→ Task details
Give all the lines below again, exactly, with no pictures.

→ Given information

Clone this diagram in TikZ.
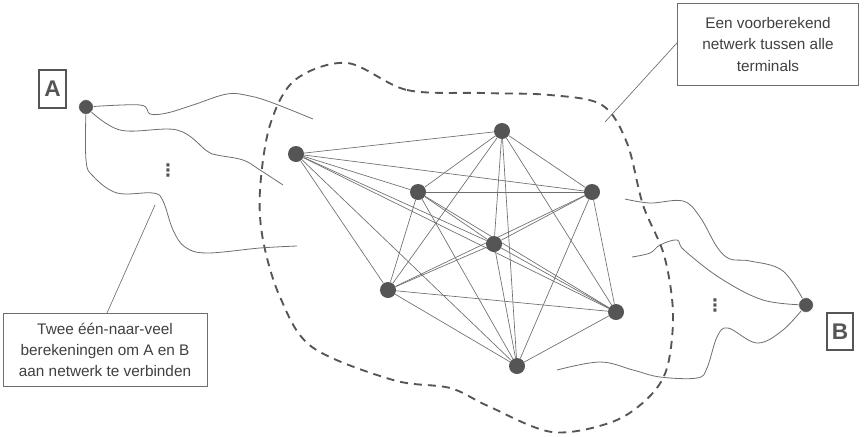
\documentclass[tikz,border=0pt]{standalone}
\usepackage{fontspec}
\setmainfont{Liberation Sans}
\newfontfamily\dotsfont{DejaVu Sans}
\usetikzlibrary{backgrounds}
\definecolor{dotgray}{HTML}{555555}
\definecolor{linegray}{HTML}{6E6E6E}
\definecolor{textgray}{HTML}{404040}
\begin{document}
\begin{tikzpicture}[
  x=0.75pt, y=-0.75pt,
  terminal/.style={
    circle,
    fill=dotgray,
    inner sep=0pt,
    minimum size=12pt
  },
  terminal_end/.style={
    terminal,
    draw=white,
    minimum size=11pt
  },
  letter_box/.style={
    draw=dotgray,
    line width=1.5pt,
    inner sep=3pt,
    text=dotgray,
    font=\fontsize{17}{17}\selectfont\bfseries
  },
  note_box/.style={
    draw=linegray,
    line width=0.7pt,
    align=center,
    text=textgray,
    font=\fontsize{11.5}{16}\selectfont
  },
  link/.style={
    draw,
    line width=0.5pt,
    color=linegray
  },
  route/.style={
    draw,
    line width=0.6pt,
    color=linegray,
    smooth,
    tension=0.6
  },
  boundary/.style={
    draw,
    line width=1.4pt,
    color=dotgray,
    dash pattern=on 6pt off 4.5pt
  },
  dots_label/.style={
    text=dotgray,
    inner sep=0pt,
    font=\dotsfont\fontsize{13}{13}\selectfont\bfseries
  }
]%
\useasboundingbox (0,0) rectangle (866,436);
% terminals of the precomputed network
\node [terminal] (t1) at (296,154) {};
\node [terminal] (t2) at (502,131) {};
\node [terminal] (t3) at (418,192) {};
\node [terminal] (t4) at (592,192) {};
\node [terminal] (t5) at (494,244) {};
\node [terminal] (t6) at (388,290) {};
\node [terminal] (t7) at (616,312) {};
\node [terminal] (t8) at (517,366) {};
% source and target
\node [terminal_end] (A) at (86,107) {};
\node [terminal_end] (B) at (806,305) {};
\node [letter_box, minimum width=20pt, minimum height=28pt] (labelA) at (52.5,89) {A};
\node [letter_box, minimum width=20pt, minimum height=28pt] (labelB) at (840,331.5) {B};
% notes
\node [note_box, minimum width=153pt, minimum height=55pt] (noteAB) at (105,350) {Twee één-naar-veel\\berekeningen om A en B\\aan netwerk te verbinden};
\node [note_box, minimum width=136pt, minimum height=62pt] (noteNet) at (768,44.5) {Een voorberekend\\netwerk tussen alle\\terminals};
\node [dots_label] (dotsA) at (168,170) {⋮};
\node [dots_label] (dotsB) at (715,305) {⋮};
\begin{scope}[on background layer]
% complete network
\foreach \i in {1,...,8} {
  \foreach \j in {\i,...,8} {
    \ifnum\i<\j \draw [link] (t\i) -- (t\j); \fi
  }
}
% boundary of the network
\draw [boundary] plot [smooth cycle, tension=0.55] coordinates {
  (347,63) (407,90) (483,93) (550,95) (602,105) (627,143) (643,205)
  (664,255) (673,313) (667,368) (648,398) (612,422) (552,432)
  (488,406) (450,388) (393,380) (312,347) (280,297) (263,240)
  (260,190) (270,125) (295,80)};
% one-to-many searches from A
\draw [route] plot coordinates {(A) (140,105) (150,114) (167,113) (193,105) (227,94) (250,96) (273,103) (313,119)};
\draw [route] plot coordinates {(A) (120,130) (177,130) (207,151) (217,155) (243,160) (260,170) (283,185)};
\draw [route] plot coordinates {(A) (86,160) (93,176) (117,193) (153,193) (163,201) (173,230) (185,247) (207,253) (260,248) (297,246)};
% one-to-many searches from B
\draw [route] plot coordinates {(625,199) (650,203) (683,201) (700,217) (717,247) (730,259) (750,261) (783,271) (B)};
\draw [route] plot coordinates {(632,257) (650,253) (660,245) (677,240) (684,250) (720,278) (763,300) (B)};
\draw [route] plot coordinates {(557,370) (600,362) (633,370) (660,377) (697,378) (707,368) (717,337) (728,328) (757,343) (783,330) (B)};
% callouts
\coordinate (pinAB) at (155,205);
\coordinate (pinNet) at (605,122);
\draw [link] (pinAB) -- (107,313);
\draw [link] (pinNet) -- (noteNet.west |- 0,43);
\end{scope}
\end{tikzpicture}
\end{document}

→ Problem solution
Clone this diagram in TikZ.
\documentclass[tikz,border=0pt]{standalone}
\usepackage{fontspec}
\setmainfont{Liberation Sans}
\newfontfamily\dotsfont{DejaVu Sans}
\usetikzlibrary{backgrounds}
\definecolor{dotgray}{HTML}{555555}
\definecolor{linegray}{HTML}{6E6E6E}
\definecolor{textgray}{HTML}{404040}
\begin{document}
\begin{tikzpicture}[
  x=0.75pt, y=-0.75pt,
  terminal/.style={
    circle,
    fill=dotgray,
    inner sep=0pt,
    minimum size=12pt
  },
  terminal_end/.style={
    terminal,
    draw=white,
    minimum size=11pt
  },
  letter_box/.style={
    draw=dotgray,
    line width=1.5pt,
    inner sep=3pt,
    text=dotgray,
    font=\fontsize{17}{17}\selectfont\bfseries
  },
  note_box/.style={
    draw=linegray,
    line width=0.7pt,
    align=center,
    text=textgray,
    font=\fontsize{11.5}{16}\selectfont
  },
  link/.style={
    draw,
    line width=0.5pt,
    color=linegray
  },
  route/.style={
    draw,
    line width=0.6pt,
    color=linegray,
    smooth,
    tension=0.6
  },
  boundary/.style={
    draw,
    line width=1.4pt,
    color=dotgray,
    dash pattern=on 6pt off 4.5pt
  },
  dots_label/.style={
    text=dotgray,
    inner sep=0pt,
    font=\dotsfont\fontsize{13}{13}\selectfont\bfseries
  }
]%
\useasboundingbox (0,0) rectangle (866,436);
% terminals of the precomputed network
\node [terminal] (t1) at (296,154) {};
\node [terminal] (t2) at (502,131) {};
\node [terminal] (t3) at (418,192) {};
\node [terminal] (t4) at (592,192) {};
\node [terminal] (t5) at (494,244) {};
\node [terminal] (t6) at (388,290) {};
\node [terminal] (t7) at (616,312) {};
\node [terminal] (t8) at (517,366) {};
% source and target
\node [terminal_end] (A) at (86,107) {};
\node [terminal_end] (B) at (806,305) {};
\node [letter_box, minimum width=20pt, minimum height=28pt] (labelA) at (52.5,89) {A};
\node [letter_box, minimum width=20pt, minimum height=28pt] (labelB) at (840,331.5) {B};
% notes
\node [note_box, minimum width=153pt, minimum height=55pt] (noteAB) at (105,350) {Twee één-naar-veel\\berekeningen om A en B\\aan netwerk te verbinden};
\node [note_box, minimum width=136pt, minimum height=62pt] (noteNet) at (768,44.5) {Een voorberekend\\netwerk tussen alle\\terminals};
\node [dots_label] (dotsA) at (168,170) {⋮};
\node [dots_label] (dotsB) at (715,305) {⋮};
\begin{scope}[on background layer]
% complete network
\foreach \i in {1,...,8} {
  \foreach \j in {\i,...,8} {
    \ifnum\i<\j \draw [link] (t\i) -- (t\j); \fi
  }
}
% boundary of the network
\draw [boundary] plot [smooth cycle, tension=0.55] coordinates {
  (347,63) (407,90) (483,93) (550,95) (602,105) (627,143) (643,205)
  (664,255) (673,313) (667,368) (648,398) (612,422) (552,432)
  (488,406) (450,388) (393,380) (312,347) (280,297) (263,240)
  (260,190) (270,125) (295,80)};
% one-to-many searches from A
\draw [route] plot coordinates {(A) (140,105) (150,114) (167,113) (193,105) (227,94) (250,96) (273,103) (313,119)};
\draw [route] plot coordinates {(A) (120,130) (177,130) (207,151) (217,155) (243,160) (260,170) (283,185)};
\draw [route] plot coordinates {(A) (86,160) (93,176) (117,193) (153,193) (163,201) (173,230) (185,247) (207,253) (260,248) (297,246)};
% one-to-many searches from B
\draw [route] plot coordinates {(625,199) (650,203) (683,201) (700,217) (717,247) (730,259) (750,261) (783,271) (B)};
\draw [route] plot coordinates {(632,257) (650,253) (660,245) (677,240) (684,250) (720,278) (763,300) (B)};
\draw [route] plot coordinates {(557,370) (600,362) (633,370) (660,377) (697,378) (707,368) (717,337) (728,328) (757,343) (783,330) (B)};
% callouts
\coordinate (pinAB) at (155,205);
\coordinate (pinNet) at (605,122);
\draw [link] (pinAB) -- (107,313);
\draw [link] (pinNet) -- (noteNet.west |- 0,43);
\end{scope}
\end{tikzpicture}
\end{document}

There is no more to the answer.